Given instruction
Repeat the lines below exactly as they appear, but leave out the images.

————

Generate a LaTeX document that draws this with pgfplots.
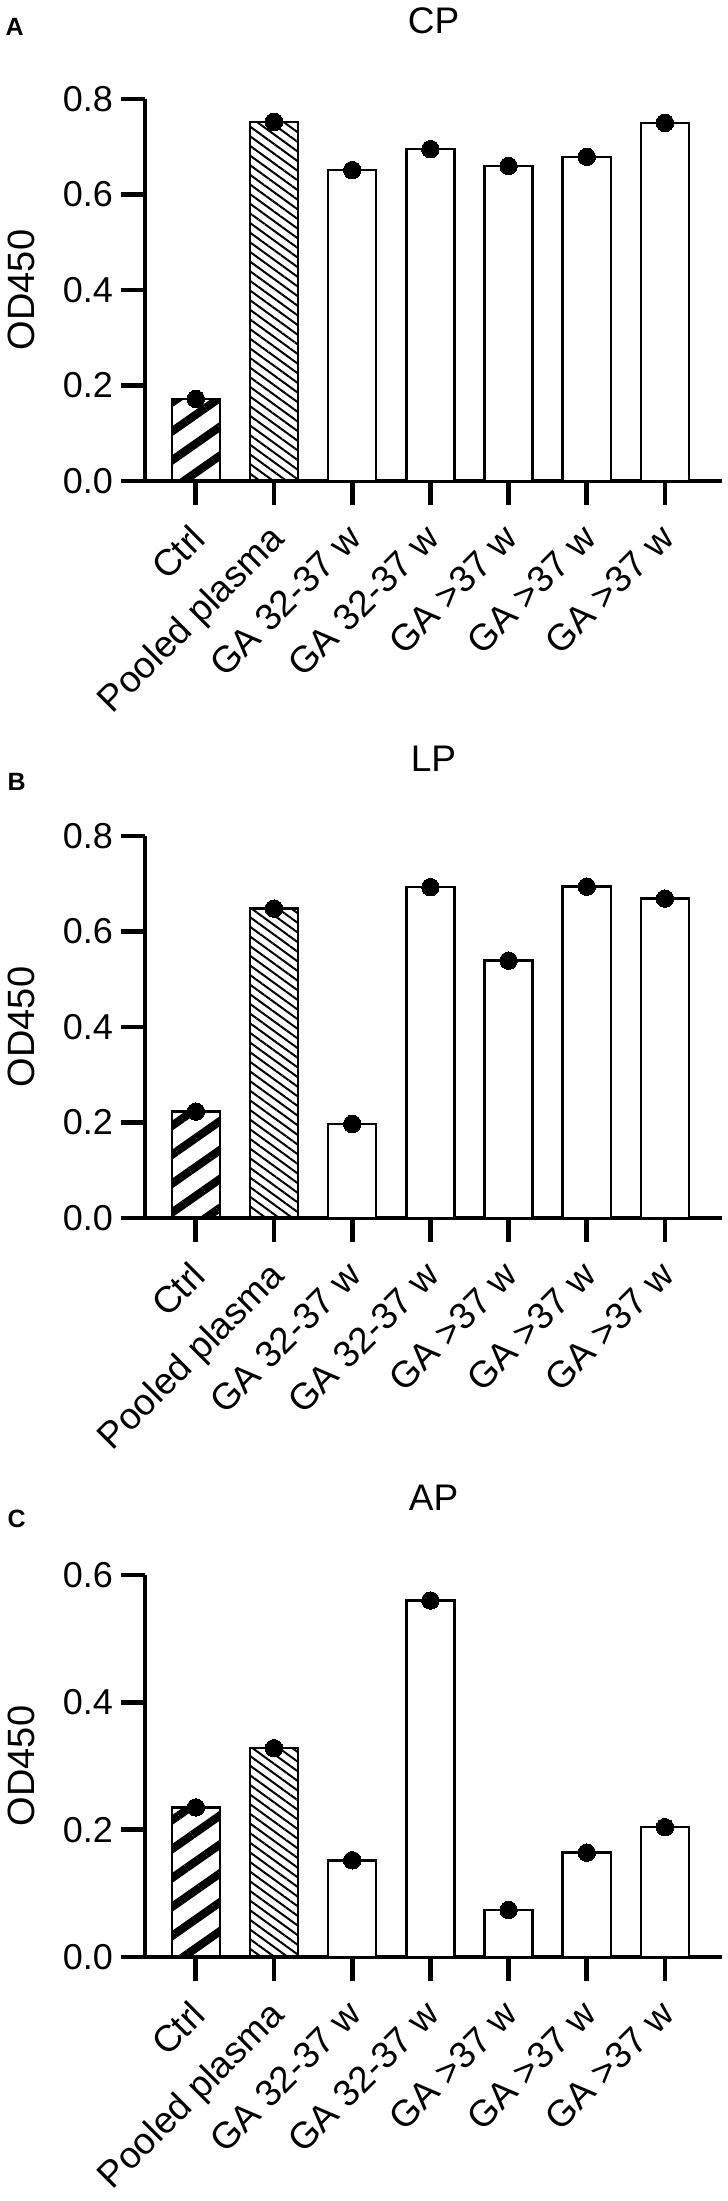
\documentclass[border=0pt]{standalone}
\usepackage{fontspec}
\setmainfont{Liberation Sans}
\usepackage{pgfplots}
\pgfplotsset{compat=1.18}
\usetikzlibrary{patterns.meta}

\newcommand{\fs}{\fontsize{36}{40}\selectfont}
\newcommand{\fx}{\fontsize{37}{40}\selectfont}
\newcommand{\ft}{\fontsize{37}{40}\selectfont}
\newcommand{\fy}{\fontsize{38}{40}\selectfont}
\newcommand{\fl}{\fontsize{25}{28}\selectfont\bfseries}

\pgfplotsset{
  panel/.style={
    scale only axis, width=577pt, height=382pt,
    xmin=-0.65, xmax=6.73, ymin=0,
    axis lines=left,
    axis line style={line width=4.7pt, -, black},
    tick align=outside,
    major tick length=24pt,
    every tick/.style={line width=4.7pt, black},
    xtick={0,1,2,3,4,5,6},
    xticklabels={Ctrl, Pooled plasma, GA 32-37 w, GA 32-37 w, GA >37 w, GA >37 w, GA >37 w},
    xticklabel style={xshift=-7pt, yshift=-17pt, rotate=45, anchor=north east, inner sep=0pt, font=\fx},
    yticklabel style={xshift=-8pt, font=\fs, inner sep=0pt, /pgf/number format/.cd, fixed, fixed zerofill, precision=1, assume math mode=true},
    clip=false,
  },
  ctrlbar/.style={ybar, bar shift=0pt, bar width=0.615, draw=black, line width=2.5pt,
    pattern={Lines[angle=35, distance=23.7pt, line width=8.2pt]}, pattern color=black},
  poolbar/.style={ybar, bar shift=0pt, bar width=0.615, draw=black, line width=2.5pt,
    pattern={Lines[angle=-36, distance=7.8pt, line width=2pt]}, pattern color=black},
  plainbar/.style={ybar, bar shift=0pt, bar width=0.615, draw=black, line width=2.5pt, fill=white},
  dots/.style={only marks, mark=*, mark size=8.75pt, black, mark options={fill=black, line width=0pt}},
}

\begin{document}
\begin{tikzpicture}
\path[use as bounding box] (0,0) rectangle (728pt,-2201pt);

% ---------- Panel A: CP ----------
\begin{axis}[panel, at={(145pt,-481pt)}, anchor=south west,
  ymax=0.8, ytick={0,0.2,0.4,0.6,0.8}]
\addplot[ctrlbar] coordinates {(0,0.172)};
\addplot[poolbar] coordinates {(1,0.752)};
\addplot[plainbar] coordinates {(2,0.651) (3,0.695) (4,0.660) (5,0.679) (6,0.750)};
\addplot[dots] coordinates {(0,0.172) (1,0.752) (2,0.651) (3,0.695) (4,0.660) (5,0.679) (6,0.750)};
\node[anchor=base, font=\ft] at ([yshift=66pt]rel axis cs:0.5,1) {CP};
\node[anchor=base west, font=\fl] at ([xshift=-143pt,yshift=64pt]rel axis cs:0,1) {A};
\node[rotate=90, font=\fy] at ([xshift=-124pt]rel axis cs:0,0.5) {OD450};
\end{axis}

% ---------- Panel B: LP ----------
\begin{axis}[panel, at={(145pt,-1218pt)}, anchor=south west,
  ymax=0.8, ytick={0,0.2,0.4,0.6,0.8}]
\addplot[ctrlbar] coordinates {(0,0.223)};
\addplot[poolbar] coordinates {(1,0.648)};
\addplot[plainbar] coordinates {(2,0.197) (3,0.693) (4,0.539) (5,0.694) (6,0.669)};
\addplot[dots] coordinates {(0,0.223) (1,0.648) (2,0.197) (3,0.693) (4,0.539) (5,0.694) (6,0.669)};
\node[anchor=base, font=\ft] at ([yshift=65pt]rel axis cs:0.5,1) {LP};
\node[anchor=base west, font=\fl] at ([xshift=-141pt,yshift=46pt]rel axis cs:0,1) {B};
\node[rotate=90, font=\fy] at ([xshift=-124pt]rel axis cs:0,0.5) {OD450};
\end{axis}

% ---------- Panel C: AP ----------
\begin{axis}[panel, at={(145pt,-1957pt)}, anchor=south west,
  ymax=0.6, ytick={0,0.2,0.4,0.6}]
\addplot[ctrlbar] coordinates {(0,0.235)};
\addplot[poolbar] coordinates {(1,0.328)};
\addplot[plainbar] coordinates {(2,0.152) (3,0.560) (4,0.074) (5,0.164) (6,0.204)};
\addplot[dots] coordinates {(0,0.235) (1,0.328) (2,0.152) (3,0.560) (4,0.074) (5,0.164) (6,0.204)};
\node[anchor=base, font=\ft] at ([yshift=65pt]rel axis cs:0.5,1) {AP};
\node[anchor=base west, font=\fl] at ([xshift=-141pt,yshift=48pt]rel axis cs:0,1) {C};
\node[rotate=90, font=\fy] at ([xshift=-124pt]rel axis cs:0,0.5) {OD450};
\end{axis}
\end{tikzpicture}
\end{document}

————

Exercise output
Generate a LaTeX document that draws this with pgfplots.
\documentclass[border=0pt]{standalone}
\usepackage{fontspec}
\setmainfont{Liberation Sans}
\usepackage{pgfplots}
\pgfplotsset{compat=1.18}
\usetikzlibrary{patterns.meta}

\newcommand{\fs}{\fontsize{36}{40}\selectfont}
\newcommand{\fx}{\fontsize{37}{40}\selectfont}
\newcommand{\ft}{\fontsize{37}{40}\selectfont}
\newcommand{\fy}{\fontsize{38}{40}\selectfont}
\newcommand{\fl}{\fontsize{25}{28}\selectfont\bfseries}

\pgfplotsset{
  panel/.style={
    scale only axis, width=577pt, height=382pt,
    xmin=-0.65, xmax=6.73, ymin=0,
    axis lines=left,
    axis line style={line width=4.7pt, -, black},
    tick align=outside,
    major tick length=24pt,
    every tick/.style={line width=4.7pt, black},
    xtick={0,1,2,3,4,5,6},
    xticklabels={Ctrl, Pooled plasma, GA 32-37 w, GA 32-37 w, GA >37 w, GA >37 w, GA >37 w},
    xticklabel style={xshift=-7pt, yshift=-17pt, rotate=45, anchor=north east, inner sep=0pt, font=\fx},
    yticklabel style={xshift=-8pt, font=\fs, inner sep=0pt, /pgf/number format/.cd, fixed, fixed zerofill, precision=1, assume math mode=true},
    clip=false,
  },
  ctrlbar/.style={ybar, bar shift=0pt, bar width=0.615, draw=black, line width=2.5pt,
    pattern={Lines[angle=35, distance=23.7pt, line width=8.2pt]}, pattern color=black},
  poolbar/.style={ybar, bar shift=0pt, bar width=0.615, draw=black, line width=2.5pt,
    pattern={Lines[angle=-36, distance=7.8pt, line width=2pt]}, pattern color=black},
  plainbar/.style={ybar, bar shift=0pt, bar width=0.615, draw=black, line width=2.5pt, fill=white},
  dots/.style={only marks, mark=*, mark size=8.75pt, black, mark options={fill=black, line width=0pt}},
}

\begin{document}
\begin{tikzpicture}
\path[use as bounding box] (0,0) rectangle (728pt,-2201pt);

% ---------- Panel A: CP ----------
\begin{axis}[panel, at={(145pt,-481pt)}, anchor=south west,
  ymax=0.8, ytick={0,0.2,0.4,0.6,0.8}]
\addplot[ctrlbar] coordinates {(0,0.172)};
\addplot[poolbar] coordinates {(1,0.752)};
\addplot[plainbar] coordinates {(2,0.651) (3,0.695) (4,0.660) (5,0.679) (6,0.750)};
\addplot[dots] coordinates {(0,0.172) (1,0.752) (2,0.651) (3,0.695) (4,0.660) (5,0.679) (6,0.750)};
\node[anchor=base, font=\ft] at ([yshift=66pt]rel axis cs:0.5,1) {CP};
\node[anchor=base west, font=\fl] at ([xshift=-143pt,yshift=64pt]rel axis cs:0,1) {A};
\node[rotate=90, font=\fy] at ([xshift=-124pt]rel axis cs:0,0.5) {OD450};
\end{axis}

% ---------- Panel B: LP ----------
\begin{axis}[panel, at={(145pt,-1218pt)}, anchor=south west,
  ymax=0.8, ytick={0,0.2,0.4,0.6,0.8}]
\addplot[ctrlbar] coordinates {(0,0.223)};
\addplot[poolbar] coordinates {(1,0.648)};
\addplot[plainbar] coordinates {(2,0.197) (3,0.693) (4,0.539) (5,0.694) (6,0.669)};
\addplot[dots] coordinates {(0,0.223) (1,0.648) (2,0.197) (3,0.693) (4,0.539) (5,0.694) (6,0.669)};
\node[anchor=base, font=\ft] at ([yshift=65pt]rel axis cs:0.5,1) {LP};
\node[anchor=base west, font=\fl] at ([xshift=-141pt,yshift=46pt]rel axis cs:0,1) {B};
\node[rotate=90, font=\fy] at ([xshift=-124pt]rel axis cs:0,0.5) {OD450};
\end{axis}

% ---------- Panel C: AP ----------
\begin{axis}[panel, at={(145pt,-1957pt)}, anchor=south west,
  ymax=0.6, ytick={0,0.2,0.4,0.6}]
\addplot[ctrlbar] coordinates {(0,0.235)};
\addplot[poolbar] coordinates {(1,0.328)};
\addplot[plainbar] coordinates {(2,0.152) (3,0.560) (4,0.074) (5,0.164) (6,0.204)};
\addplot[dots] coordinates {(0,0.235) (1,0.328) (2,0.152) (3,0.560) (4,0.074) (5,0.164) (6,0.204)};
\node[anchor=base, font=\ft] at ([yshift=65pt]rel axis cs:0.5,1) {AP};
\node[anchor=base west, font=\fl] at ([xshift=-141pt,yshift=48pt]rel axis cs:0,1) {C};
\node[rotate=90, font=\fy] at ([xshift=-124pt]rel axis cs:0,0.5) {OD450};
\end{axis}
\end{tikzpicture}
\end{document}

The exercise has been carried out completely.